The Commonwealth, he said, will be unable to pay its emergency medical technicians, firefighters, police, lawyers, judges, and other law enforcement officers.
“People will die or suffer serious irreversible injury that could have otherwise been averted,” he said.
“Fires will rage, consuming structures, jungle, and the human and animal life residing therein. Crimes will go uninvestigated and perpetrators of violence will go unpunished,” he added.
In Quitugua's opposition to the stay, attorney Jennifer Dockter said the government cannot show any likelihood of success on the merits as its arguments “meekly attempt to distinguish well-reasoned, well-developed case law that is simply undistinguishable.”
“A stay on the writ of execution is unnecessary, has not been shown to be necessary, and does nothing but permit continued deprivation of sacred rights,” Dockter said.

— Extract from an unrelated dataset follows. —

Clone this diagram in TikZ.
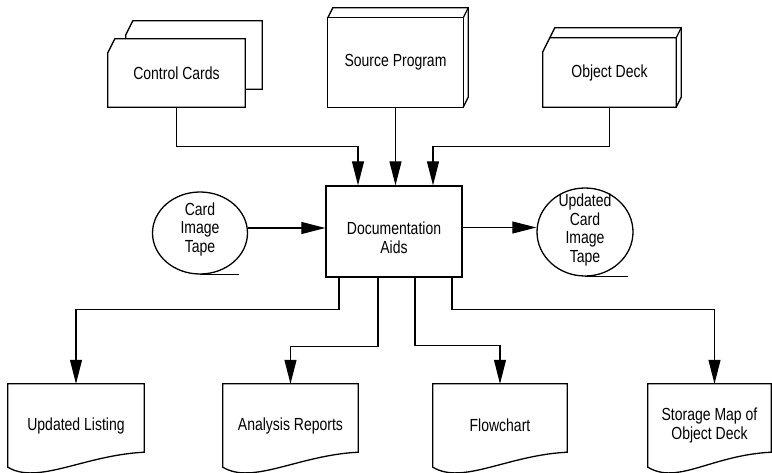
\documentclass[tikz,border=0pt]{standalone}
\usepackage{fontspec}
\setmainfont{Liberation Sans}[FakeStretch=0.8]
\usetikzlibrary{calc,shapes.geometric,arrows.meta}
\def\cardpath[#1](#2){\draw[#1] (#2.south west) -- ($(#2.north west)+(0,14)$) -- ($(#2.north west)+(7,0)$) -- (#2.north east) -- (#2.south east) -- cycle;}
\def\deckdepth[#1](#2)(#3){\draw[#1] (#3) -- ++(5,-10) -- ($(#2.north east)+(5,-10)$) -- ($(#2.south east)+(5,-10)$) -- (#2.south east); \draw[#1] (#2.north east) -- ++(5,-10);}
\def\docpath[#1](#2){\draw[#1] (#2.north west) -- (#2.north east) -- ($(#2.south east)+(0,-15)$) .. controls ($(#2.south east)+(-60,-12)$) and ($(#2.south west)+(30,18)$) .. (#2.south west) -- cycle;}

\begin{document}
\begin{tikzpicture}[x=1pt,y=-1pt,
		outline/.style={line width=1.3pt},
		flowline/.style={line width=1.1pt,-{Triangle[length=24pt,width=12pt]}},
		blank/.style={inner sep=0pt,align=center,font=\fontsize{17.5}{18.5}\selectfont},
		tape/.style={ellipse,draw,outline,inner sep=0pt}]
		%%%%% START %%%%%
		\useasboundingbox (0,0) rectangle (772,473);
		
		% cards and decks
		\node[blank,minimum width=136,minimum height=68] (ctrlback) at (194,55) {};
		\cardpath[outline,fill=white](ctrlback)
		\node[blank,fill=white,minimum width=137,minimum height=68] (ctrl) at (176.5,73) {Control Cards};
		\cardpath[outline](ctrl)
		
		\node[blank,minimum width=135,minimum height=89] (src) at (395.5,62.5) {Source Program};
		\draw[outline] (src.north west) rectangle (src.south east);
		\deckdepth[outline](src)(src.north west)
		
		\node[blank,minimum width=133,minimum height=69] (obj) at (609.5,72.5) {Object Deck};
		\coordinate (objcut) at ($(obj.north west)+(7,0)$);
		\cardpath[outline](obj)
		\deckdepth[outline](obj)(objcut)
		
		% process and tapes
		\node[blank,draw,outline,minimum width=136,minimum height=91] (doc) at (394,231.5) {};
		\node[blank] (doctext) at ([yshift=-6pt]doc.center) {Documentation\\Aids};
		
		\node[tape,minimum width=95,minimum height=82] (tin) at (200,233) {};
		\node[blank] (tintext) at ([yshift=4pt]tin.center) {Card\\Image\\Tape};
		\draw[outline] (tin.south) -- ++(39,0);
		
		\node[tape,minimum width=96,minimum height=88] (tout) at (585,232) {};
		\node[blank] (touttext) at ([yshift=2pt]tout.center) {Updated\\Card\\Image\\Tape};
		\draw[outline] (tout.south) -- ++(43,0);
		
		% printed output
		\node[blank,minimum width=136,minimum height=83] (lst) at (76,425.5) {Updated Listing};
		\docpath[outline](lst)
		\node[blank,minimum width=135,minimum height=83] (ana) at (290.5,425.5) {Analysis Reports};
		\docpath[outline](ana)
		\node[blank,minimum width=134,minimum height=83] (chart) at (500,425.5) {Flowchart};
		\docpath[outline](chart)
		\node[blank,minimum width=123,minimum height=83] (smap) at (709.5,425.5) {Storage Map of\\Object Deck};
		\docpath[outline](smap)
		
		% connectors
		\draw[flowline] (ctrl.south) -- ++(0,39) -| ([xshift=-36pt]doc.north);
		\draw[flowline] (src.south) -- (src.south |- doc.north);
		\draw[flowline] (obj.south) -- ++(0,39) -| ([xshift=39pt]doc.north);
		\draw[flowline] ([yshift=5pt]tin.east) -- ([yshift=5pt]tin.east -| doc.west);
		\draw[flowline] ([yshift=4pt]doc.east) -- ([yshift=4pt]doc.east -| tout.west);
		
		\draw[flowline] ([xshift=-55pt]doc.south) -- ++(0,32) -| (lst.north);
		\draw[flowline] ([xshift=-16pt]doc.south) -- ++(0,69) -| (ana.north);
		\draw[flowline] ([xshift=21pt]doc.south) -- ++(0,68) -| (chart.north);
		\draw[flowline] ([xshift=58pt]doc.south) -- ++(0,32) -| ([xshift=5pt]smap.north);
		
		%%%%% END %%%%%
\end{tikzpicture}
\end{document}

She said the writ will not break the Commonwealth.
“A government [that] denies its citizens their sacred constitutional rights and then calls the remedy for those violations senseless is a government that is already broken,” Dockter said.
Without any evidence, the government speculates wildly about a coming Armageddon if the writ is executed, she added.
“Wild speculation about raging fires and dying animals, while appropriately suited for television dramas, does not have a place in this motion,” she said.
Dockter pointed out that the judgment at issue is only about $140,000-not $18 million.
Brasington appeared in court but it was assistant attorney general Viola Alepuyo who argued for the government.
Before announcing his tentative ruling, Wiseman said the government's brief raises what he deems as a major false alarm by its prediction of a total demise of the CNMI if the writ is not stayed.
To use the words of Quitugua, the judge said, Brasington has speculated about a coming Armageddon.
“Hopefully, the public's confidence in the Judiciary has not been too affected by your statements,” Wiseman said.
Dockter told reporters after the hearing that Quitugua, who attended the hearing on a wheelchair, is already desperate.
“She's extraordinarily upset and she fears that she's not going to have resolution in her lifetime. And I think that's a real threat,” Dockter said.
Quitugua's land compensation claim has been pending for 30 years now.